Artist Richard Nonas later remarked that "Alanna is probably the most important single figure in that effluence of another kind of art-making or art-doing in New York in the seventies — not only the art itself but also the way the art existed in the city."[18]

Over the next three decades, P.S.1 became one of the most respected exhibition and performance spaces in New York, with such exhibitions as New York, New Wave (1981); Stalin's Choice: Soviet Socialist Realism, 1932–1956 (1993); Greater New York (2000 and 2005), and Arctic Hysteria (2008); Robert Grosvenor (1976); Keith Sonnier (1983); Alex Katz: Under the Stars, American Landscapes 1951–1995 (1998); John Wesley: Paintings 1961–2000 (2000), and Gino De Dominicis (2008).[6] Rooms were also used as artists' studios.[19]

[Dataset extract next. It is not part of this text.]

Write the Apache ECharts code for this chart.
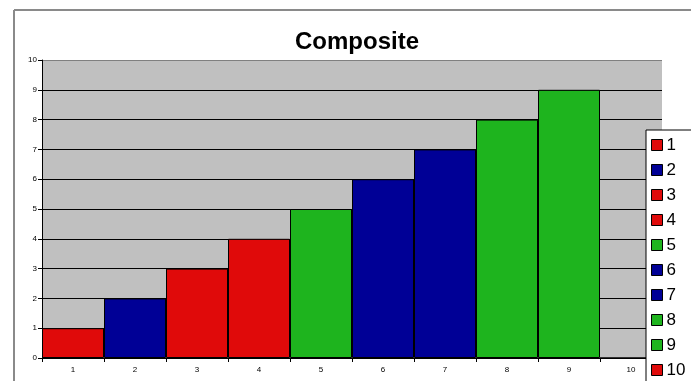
<!DOCTYPE html>
<html>
<head>
<meta charset="utf-8">
<script src="https://cdn.jsdelivr.net/npm/echarts@6/dist/echarts.min.js"></script>
<style>
html,body{margin:0;padding:0;background:#fff;}
#chart{width:691px;height:381px;}
</style>
</head>
<body>
<div id="chart"></div>
<script>
// Category names, bar heights and per-bar fills
const categories = ['1','2','3','4','5','6','7','8','9','10'];
const values = [1, 2, 3, 4, 5, 6, 7, 8, 9, 0];
const barColors = ['#E00A0A','#000096','#E00A0A','#E00A0A','#1EB41E','#000096','#000096','#1EB41E','#1EB41E','#E00A0A'];
const yTicks = [0, 10, 1]; // min, max, step

// One stacked series per category so every bar gets its own legend entry
const series = categories.map((name, i) => ({
  name: name,
  type: 'bar',
  stack: 'all',
  barCategoryGap: '0%',
  data: values.map((v, j) => (j === i ? v : '-')),
  itemStyle: { color: barColors[i], borderColor: '#000', borderWidth: 1 },
  emphasis: { disabled: true }
}));

// split lines 0..9 black, top edge gray
const splitColors = [];
for (let v = yTicks[0]; v <= yTicks[1]; v += yTicks[2]) splitColors.push(v === yTicks[1] ? '#808080' : '#000');

const chart = echarts.init(document.getElementById('chart'), null, { renderer: 'canvas' });
chart.setOption({
  animation: false,
  backgroundColor: '#fff',
  title: {
    text: 'Composite',
    left: 290, top: 25,
    textStyle: { fontFamily: 'Liberation Sans, Arial, sans-serif', fontWeight: 'bold', fontSize: 24, color: '#000' }
  },
  grid: {
    left: 42, right: 29, top: 60, bottom: 23,
    show: true, backgroundColor: '#C0C0C0', borderWidth: 0
  },
  xAxis: {
    type: 'category',
    data: categories,
    axisLine: { lineStyle: { color: '#000', width: 1 } },
    axisTick: { show: true, length: 4, lineStyle: { color: '#000' } },
    axisLabel: { fontSize: 8, color: '#000', margin: 8, fontFamily: 'Liberation Sans, Arial, sans-serif' },
    splitLine: { show: false }
  },
  yAxis: {
    type: 'value',
    min: yTicks[0], max: yTicks[1], interval: yTicks[2],
    axisLine: { show: true, lineStyle: { color: '#000', width: 1 } },
    axisTick: { show: true, length: 4, lineStyle: { color: '#000' } },
    axisLabel: { fontSize: 8, color: '#000', margin: 5, fontFamily: 'Liberation Sans, Arial, sans-serif' },
    splitLine: { show: true, lineStyle: { color: splitColors, width: 1 } }
  },
  legend: {
    orient: 'vertical',
    left: 646, top: 130,
    height: 320,
    data: categories,
    backgroundColor: '#fff',
    borderColor: '#000', borderWidth: 1,
    padding: [6, 40, 4, 5],
    itemWidth: 11, itemHeight: 11,
    itemGap: 7,
    icon: 'rect',
    itemStyle: { borderColor: '#000', borderWidth: 1 },
    selectedMode: false,
    textStyle: { fontSize: 17, lineHeight: 18, color: '#000', fontFamily: 'Liberation Sans, Arial, sans-serif', padding: [0, 0, 0, -1] }
  },
  graphic: [
    { type: 'line', shape: { x1: 14, y1: 10, x2: 14, y2: 381 }, style: { stroke: '#8a8a8a', lineWidth: 2 }, z: 100 },
    { type: 'line', shape: { x1: 14, y1: 10, x2: 691, y2: 10 }, style: { stroke: '#8a8a8a', lineWidth: 2 }, z: 100 }
  ],
  series: series
});
</script>
</body>
</html>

In 2000, the organization became affiliated with The Museum of Modern Art, giving it greater financial stability, extending the reach of both institutions, and combining P.S.1's contemporary mission with MoMA's strength as one of the greatest collecting museums of modern art.[20] The deal allowed MoMA, after a seven-year period, to take command of P.S.1's financial management and the appointment of its board members. In 2008, shortly after this seven-year period, Heiss left P.S.1 to create AIR, Art International Radio.[18]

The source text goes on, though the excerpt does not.